Lyman, who founded the Warped Tour for Punk and Alternative Rock acts as well as the Mayhem Festival (a summer Heavy Metal tour) and the Taste of Chaos tour (featuring Hard Rock bands), has seen sales for Rock acts fall drastically because of illegal downloading. Radio, too, has lost some of its power to generate sales for Rock acts.
In Country music, Lyman notes, downloading has yet to significantly cut into CD sales, and record labels can still look to radio as a primary way to break new acts. But he says it’s only a matter of time before that marketing model changes and Country will have to look beyond radio for other ways to build audiences for its artists.
A festival tour like Country Throwdown will be one way to put newer artists in front of large crowds to help expose them to new fans. And with the event’s first year featuring many acts that have yet to get much Country radio play, Lyman has borrowed a page from his Rock tours in marketing this year’s tour.
“With Warped Tour, you’ve always had to have an alternative way to reach the fans,” Lyman says. “(Country record companies) are lucky they still have radio. They still are selling CDs. But the writing is somewhat on the wall. The world is changing. And I felt maybe I can help them to embrace some of these other avenues.
“Our company has gone to the street, has gone to all the little avenues we’ve done on our other tours, really actively embracing the Facebooks and the Myspaces and the Twitters and all that kind of stuff.”
Lyman started thinking about putting together some sort of Country tour nine years ago after heading up the “O Brother, Where Art Thou: Down From the Mountain” package tour and says he thinks the Country audience is changing.
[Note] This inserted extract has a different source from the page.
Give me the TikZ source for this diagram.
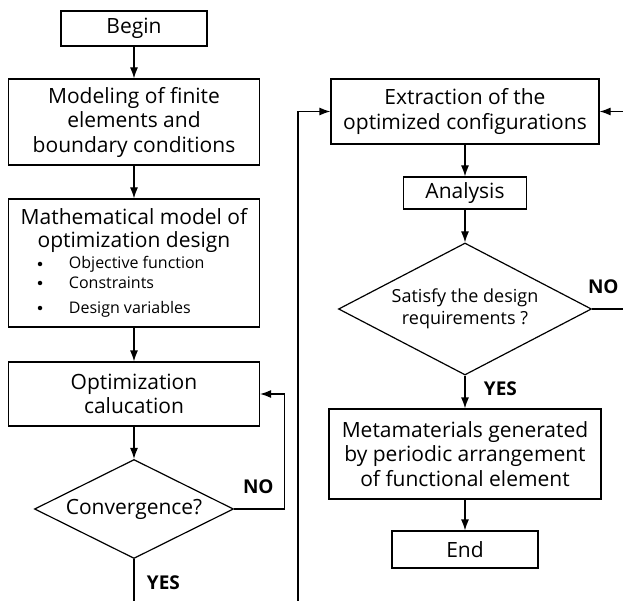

Traditionally Country has drawn fans over the age of 35, but that hasn’t held true at the Stagecoach Festival, a multi-day Country/Roots fest held near Los Angeles at the same site as the Coachella Festival.
“We were doing the campgrounds out at Stagecoach, our company, three years ago now,” Lyman says. “I was watching the fan that was coming to Stagecoach, and I was like, ‘40 percent of these people could be at one of my other tours.’ ”
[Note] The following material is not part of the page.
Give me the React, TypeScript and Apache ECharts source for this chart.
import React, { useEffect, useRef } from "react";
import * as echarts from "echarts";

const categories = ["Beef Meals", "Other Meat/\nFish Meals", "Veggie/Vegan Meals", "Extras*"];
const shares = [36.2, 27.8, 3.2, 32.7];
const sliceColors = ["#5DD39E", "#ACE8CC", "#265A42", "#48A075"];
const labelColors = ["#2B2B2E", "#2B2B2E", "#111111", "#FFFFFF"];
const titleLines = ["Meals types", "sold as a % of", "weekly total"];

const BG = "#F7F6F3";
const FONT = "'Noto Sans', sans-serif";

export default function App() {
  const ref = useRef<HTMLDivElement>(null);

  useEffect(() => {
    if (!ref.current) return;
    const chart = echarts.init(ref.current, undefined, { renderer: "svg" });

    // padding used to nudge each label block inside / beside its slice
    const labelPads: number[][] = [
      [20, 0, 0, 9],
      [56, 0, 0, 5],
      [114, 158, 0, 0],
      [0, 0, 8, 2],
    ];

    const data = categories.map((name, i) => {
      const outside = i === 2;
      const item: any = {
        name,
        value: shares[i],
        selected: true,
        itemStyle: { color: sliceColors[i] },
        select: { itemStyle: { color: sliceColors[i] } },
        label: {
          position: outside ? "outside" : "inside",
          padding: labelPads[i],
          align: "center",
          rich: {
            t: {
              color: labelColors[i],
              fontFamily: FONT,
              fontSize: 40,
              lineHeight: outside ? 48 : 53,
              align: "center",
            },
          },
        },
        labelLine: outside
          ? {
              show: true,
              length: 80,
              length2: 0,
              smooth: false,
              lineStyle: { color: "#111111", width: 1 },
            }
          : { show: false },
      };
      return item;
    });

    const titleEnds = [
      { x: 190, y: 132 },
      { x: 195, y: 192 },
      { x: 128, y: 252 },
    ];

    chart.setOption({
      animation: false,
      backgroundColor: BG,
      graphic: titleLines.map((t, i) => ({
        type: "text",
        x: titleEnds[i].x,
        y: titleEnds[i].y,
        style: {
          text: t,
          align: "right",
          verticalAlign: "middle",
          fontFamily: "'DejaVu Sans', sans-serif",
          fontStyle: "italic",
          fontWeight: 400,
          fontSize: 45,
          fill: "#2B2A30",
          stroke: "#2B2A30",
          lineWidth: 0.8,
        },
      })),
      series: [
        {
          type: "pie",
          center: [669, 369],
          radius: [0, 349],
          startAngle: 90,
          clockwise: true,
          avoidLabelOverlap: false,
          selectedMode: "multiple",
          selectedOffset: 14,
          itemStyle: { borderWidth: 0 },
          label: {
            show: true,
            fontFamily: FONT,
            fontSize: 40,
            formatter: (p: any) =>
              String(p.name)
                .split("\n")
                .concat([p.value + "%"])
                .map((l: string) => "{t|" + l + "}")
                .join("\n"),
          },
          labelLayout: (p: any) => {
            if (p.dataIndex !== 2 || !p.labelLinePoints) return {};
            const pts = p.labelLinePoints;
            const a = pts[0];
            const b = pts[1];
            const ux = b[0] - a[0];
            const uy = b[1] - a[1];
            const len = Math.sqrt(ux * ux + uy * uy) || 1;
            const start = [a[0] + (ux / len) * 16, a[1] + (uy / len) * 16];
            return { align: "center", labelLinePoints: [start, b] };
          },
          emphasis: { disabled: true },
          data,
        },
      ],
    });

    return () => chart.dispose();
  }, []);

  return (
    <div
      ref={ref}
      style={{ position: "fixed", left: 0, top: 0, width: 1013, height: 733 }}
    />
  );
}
Country Throwdown is a new concept for a Country tour, and Lyman is cautiously optimistic about its success in the first year, saying he hopes to average about 8,000 fans per date.
“It feels like 1996 for me all over again … the first time I put the Warped Tour out,” he says. “You’re educating a whole new fanbase, a whole new group of people, to what Throwdown actually is. We are spending a lot of our time explaining to people that this is an all-day festival.
“We really jumped in with both feet. We opened an office in Nashville. I have four people there. We’re committed to this project.”